Betty remembers it all

Opal by Living Gems resident with war memorabilia

Opal by Living Gems centenarian and one of the original founding members of the Logan Village RSL, Lily Elizabeth May Milne-Ward, has seen more than most of us can imagine. Betty, as she likes to be called, is as sharp as a tack and remembers every detail of her time as an aircraft woman in the Royal Australian Airforce during World War Two.

“I joined the RAAF on my 18th birthday with other young women who wanted to be trained up to help,” said Betty. “We were rookies back then, but we were well and truly trained to march, I can tell you, and a few weeks later, the Americans arrived in Bankstown, so we were moved to Melbourne.”

Betty worked as a nurse in her first year in service, in No. 2 RAAF Hospital in Ascot Vale, Melbourne.

Between 1942 and 1943, Australia came under Japanese air raid attack. The injured were brought back to Melbourne for the nurses to mend.

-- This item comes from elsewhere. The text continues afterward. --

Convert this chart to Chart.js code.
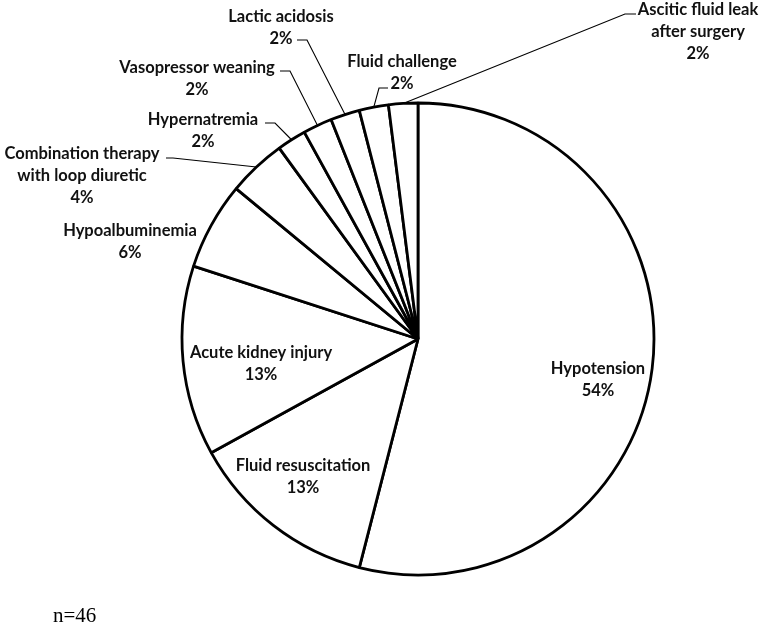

It wasn’t long before the RAAF saw a better way to use Betty’s quick learning skills.

“There weren’t enough men when they opened the technical mustering positions, so after I served 12 months in the hospital, they sent me to my new post for training at the South Australian School of Mines and Industries, where I worked with basic metals and was given three months of electrical training,” says Betty.

“After that, they decided to post me to the electrical side and I was sent to Adelmo Technology in NSW where other female electricians and I continued our regional training for another six months, then one more month of actual aircraft training.”

Betty recalls there were 23 girls in the electrical training team, but they peeled off some of the operational training unit to work radio and other instrument maintenance, while the rest of them learned circuitry and aircraft maintenance.

“I worked on the bombers. It was a very busy time because not only did we work seven days a week, but we also worked three nights a week on top of that,” she said. “But it had to be done – we had to look after the bombers for our pilots.”

After some of the men started returning from Africa, a lot of different fighter planes came over too, so the women had to train the pilots on how to do their own repairs in the field.

“They had to fly by the seat of their pants, so being an electrician came in very handy and I trained many of them up,” she says.

Yet, with all her professionalism, she didn’t forget how to have fun, and even used her skills for some sneaky manoeuvring.

“I was a bit naughty sometimes too,” she tells us. “Once I bought a radio from one of the soldiers at camp, but we didn’t have any electricity to run it, so I cut into the light circuit and ‘stole’ the electricity from the light so we could jive.”

“I spent four years in the RAAF as an electrician. My service number was 90723, and I remember everything – especially how much hard work it was, but we had fun too.”

Betty also recalls the American bands that were popular then.

“We made sure to keep the spirit alive with dancing,” she says. “I especially remember the row of gunnies at one end of the room, while our group of girls was at the other end, and the song When the Saints Go Marching In was playing while we all just stared at each other with pink cheeks.”

“Gosh we were all so young back then.”